U.S. Border Officials Can Now Check Canadians Credit Card History And Ban You For Legal Marijuana Purchases
Despite cannabis becoming legal across the country in less than a month, we've been getting some pretty bad news lately when it comes to travelling to the U.S. as a marijuana user.
TL;DR U.S. border officers now have full visibility of a Canadian's credit card purchases, including those related to cannabis. This information would ultimately assist them in banning you from entering the States for life. Most provinces will only have online shopping available for the rest of year after cannabis legalization on Oct. 17, meaning using a credit card would be inevitable. Some provinces are being more discreet with how a purchase will show up on your payment history, while others make it painfully obvious what you had bought.
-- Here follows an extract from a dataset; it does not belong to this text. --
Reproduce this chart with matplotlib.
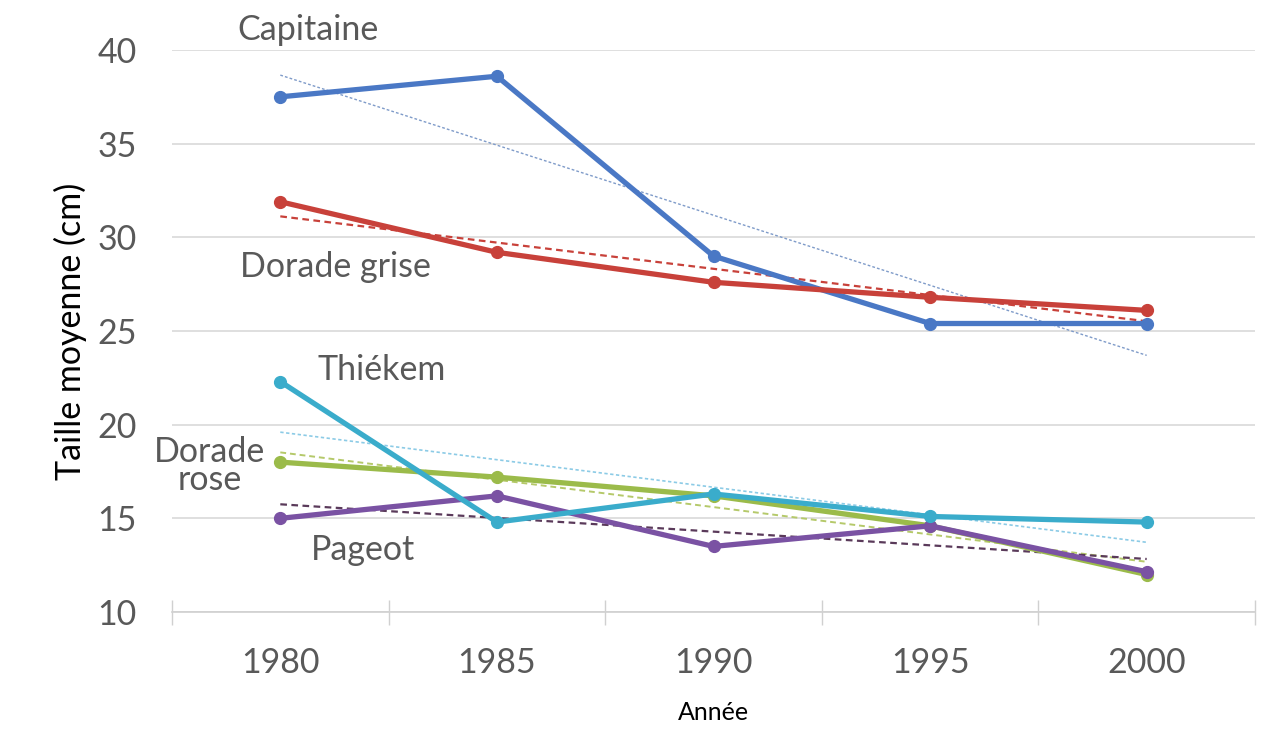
import numpy as np
import matplotlib
matplotlib.use("Agg")
import matplotlib.pyplot as plt
from matplotlib.ticker import FixedLocator

plt.rcParams['font.family'] = ['Lato', 'DejaVu Sans']

years = ["1980", "1985", "1990", "1995", "2000"]
capitaine = [37.5, 38.6, 29.0, 25.4, 25.4]
dorade_grise = [31.9, 29.2, 27.6, 26.8, 26.1]
thiekem = [22.3, 14.8, 16.3, 15.1, 14.8]
dorade_rose = [18.0, 17.2, 16.2, 14.6, 12.0]
pageot = [15.0, 16.2, 13.5, 14.6, 12.15]

yticks = [10, 15, 20, 25, 30, 35, 40]

series = [
    ("Capitaine", capitaine, "#4a78c5", "#7f9bc9", (0, (2, 1.5)), 1.0),
    ("Dorade grise", dorade_grise, "#c8413a", "#c8413a", (0, (3, 2)), 1.6),
    ("Dorade rose", dorade_rose, "#9bbb4a", "#b5c96a", (0, (3, 2)), 1.4),
    ("Pageot", pageot, "#7a52a3", "#5a3a5a", (0, (3, 2)), 1.6),
    ("Thiékem", thiekem, "#3aaccb", "#8ccbe6", (0, (2, 1.5)), 1.2),
]

fig = plt.figure(figsize=(12.62, 7.30), dpi=100)
ax = fig.add_axes([172/1262, 1-612/730, (1255-172)/1262, (612-50)/730])

x = np.arange(len(years))
for name, vals, col, tcol, tls, tlw in series:
    p = np.polyfit(x, vals, 1)
    ax.plot(x, np.polyval(p, x), color=tcol, ls=tls, lw=tlw, zorder=3)
for name, vals, col, tcol, tls, tlw in series:
    ax.plot(x, vals, color=col, lw=3.8, marker="o", ms=8.5, zorder=4,
            solid_capstyle="round")

ax.set_xlim(-0.5, len(years) - 0.5)
ax.set_ylim(10, 40)
ax.set_yticks(yticks)
ax.set_xticks(x)
ax.set_xticklabels(years)
ax.xaxis.set_minor_locator(FixedLocator(np.arange(-0.5, len(years), 1.0)))
ax.tick_params(axis="x", which="major", length=0, pad=25, labelsize=24.5,
               labelcolor="#595959")
ax.tick_params(axis="x", which="minor", direction="inout", length=18,
               color="#d0d0d0", width=1)
ax.tick_params(axis="y", length=0, pad=25.5, labelsize=24.5, labelcolor="#595959")
ax.grid(axis="y", color="#d9d9d9", lw=1.2, zorder=0)
for s in ["top", "right", "left"]:
    ax.spines[s].set_visible(False)
ax.spines["bottom"].set_color("#d0d0d0")
ax.spines["bottom"].set_linewidth(1.2)

ax.set_ylabel("Taille moyenne (cm)", fontsize=24.5, color="black", labelpad=7)
ax.set_xlabel("Année", fontsize=18, color="black", labelpad=16)

lab = dict(fontsize=24.5, color="#595959", ha="center", va="center", zorder=6,
           clip_on=False)
ax.text(0.13, 41.07, "Capitaine", **lab)
ax.text(0.253, 28.42, "Dorade grise", **lab)
ax.text(0.47, 22.92, "Thiékem", **lab)
ax.text(-0.327, 17.77, "Dorade\nrose", linespacing=0.85, **lab)
ax.text(0.38, 13.3, "Pageot", **lab)

fig.savefig("out.png", dpi=100)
Canadians have already been warned confessing to a border agent that you are a cannabis user could land you with a lifetime ban from entering the U.S. But who knew that the patrol officers are just finding new and invading ways to get you to crack?
It turns out your credit card history when purchasing cannabis will be totally available for U.S. officers to see at the border.
When credit card data is stored in the States, U.S. authorities don't need a warrant to take a peak at a Canadian's payment history whenever they want.
It gets worse, once they have physical proof you've purchased marijuana before (even if it was legally) they can then force you to admit to being a user. You would then not only be banned for using the drug, but you could be facing some more trouble if you had been lying to a border officer.
Considering only online purchases will be possible in most provinces when it comes to cannabis legalization on October 17, it will be pretty difficult to not have to use your credit card.
Luckily, some provinces have found a way to work around the problem by covering up their tracks. For example, when you buy cannabis in Nova Scotia, your payment history will show up under NSLC (Nova Scotia Liquor Commission). So rather than border officers seeing the word "WEED" in all bold as they hope for, they wouldn't be able to tell whether or not it was just alcohol you had purchased (which for now, is still totally allowed).
For other provinces, such as Quebec, they make it a little harder to be discreet with purchases. Payment history will be entered under Société québécoise du cannabis store. The U.S. won't need to do much probing in this case before banning you for life.
Your best bet is to purchase all cannabis with a debit card, or better yet use cash whenever you're given the opportunity.
With Canadian credit card history being completely visible to U.S. officers, who knows what other information you could have held against you in the future?